Member of the Virginia Senate from the 18th district
- In office January 10, 1940 – September 20, 1963
- Preceded by: Jack W. Witten
- Succeeded by: George F. Barnes

Personal details
- Born: Henry Carter Stuart July 4, 1893 Abingdon, Virginia, US
- Died: September 20, 1963 (aged 70) Virginia, US
- Spouse: Marion Lee Cobbs Stuart
- Parent(s): Dale Carter Stuart and Sally Preston White Stuart
- Relatives: Henry Carter Stuart (uncle)
- Profession: Cattleman, farmer

= Harry Carter Stuart =

American politician (1893–1963)

Henry Carter Stuart (July 4, 1893 – September 20, 1963), better known as Harry Carter Stuart, was a Virginia cattle breeder and trader, who also served as the Democratic State Senator from the 18th District. A lifelong Democrat, Carter helped lead the Byrd Organization's policy of Massive Resistance to racial integration in Virginia's public schools.

==Early life and education==
Henry Carter Stuart was born in Abingdon, Virginia, to Dale Carter Stuart (1858-1934) and his wife Sally Preston White Stuart (1871-1931). His uncle Henry Carter Stuart (who served as Governor of Virginia during World War I) operated the Stuart Land and Cattle Company along with Harry's father and his uncle Zed (Alexander). Their family's cattle company (the 17th oldest business in the country) was the largest ranching operation east of the Mississippi river for nearly a century. Harry had a brother, John W. Stuart (1895-1947), who served as U.S. Marshal for the Western District of Virginia during the Franklin D. Roosevelt administration.

Stuart studied at the Cluster Springs Academy, Virginia Military Institute and for a year at Hampden-Sydney College. He married Marion Lee Cobbs Stuart (1897 - 1984)

==Career==
Stuart began his career as a livestock dealer in 1909, with the family's Stuart Land & Cattle Company. During World War I, he served with the U.S. Army Infantry's 81st Division overseas. The huge cattle and farming operations, the oldest in the country, employed thousands of local people in several southwest Virginia counties. Stuart was active in many dairymen's associations, the Elk Gardens Farm Products Corporation, the Virginia Beef Cattle Breeders Association, and a steward in the Methodist Church. The Future Farmers of America gave him an award in 1959.

He lived in a mansion called Rosedale in Elk Garden, which his uncle Governor H. C. Stuart had built, but which burned down as a result of lightning strikes in a 2012 storm.

==Political career==
Stuart was affiliated with the Byrd Organization. In 1940, voters of Buchanan, Russell and Tazewell Counties elected him to the Virginia State Senate, District 18, replacing Jack W. Witten. He was re-elected six times, serving until his death shortly before the special session in 1963.

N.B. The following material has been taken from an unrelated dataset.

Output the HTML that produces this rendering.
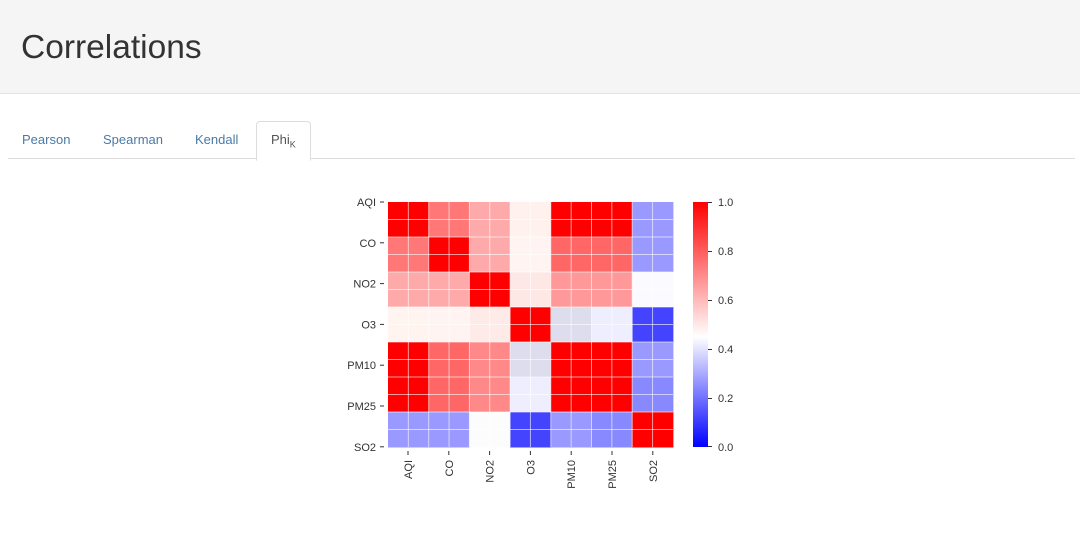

In 1956, Stuart assisted the Massive Resistance policy of U.S. Senator Harry F. Byrd over integration of Virginia's public schools by introducing an interposition resolution, asserting Virginia's sovereignty against encroachment by the federal government. That reacted against the United States Supreme Court decisions in Brown v. Board of Education (and companion cases including one from Prince Edward County, Virginia) in 1954 and 1955. Though Virginia' official response to Brown was a commission under State Senator Garland Gray to study options, Gray, Stuart and U.S. Senator Byrd (and others) became radicalized. When the legislature finally met in August 1956, it debated a radicalized segregationist version of the Gray Commission plan, which became known as the Stanley Plan. That in part proposed to fund segregation academies through tuition grants, and was sponsored by Stuart in the Virginia Senate as well as delegate H. Stuart Carter of Washington County and Bristol in the House of Delegates, although opposed by his cousin state senator Stuart B. Carter.

==Death and legacy==
Stuart died shortly before the 1963 special legislative session and was replaced by George F. Barnes. However, after the 1964 reapportionment, the district renumbered the 17th was represented by Donald A. McGlothin Sr., although the district boundaries were again redrawn for the 1966 election and Barnes won election to the 16th District (Buchanan, Smyth and Tazewell counties) and Macon M. Long was elected to the 15th District (Dickenson, Russell, Wise and Norton Counties). Almost all of these counties are now in the 38th District.

In 1984, Marion Stuart was interred beside Stuart at the Russell Memorial Cemetery in Lebanon, Virginia. His father Dale C. Stuart and uncle Governor H.C. Stuart are also buried there, but his opponent cousin in the Massive Resistance battle, Stuart B. Carter is buried in Fairview cemetery in Buchanan, Virginia.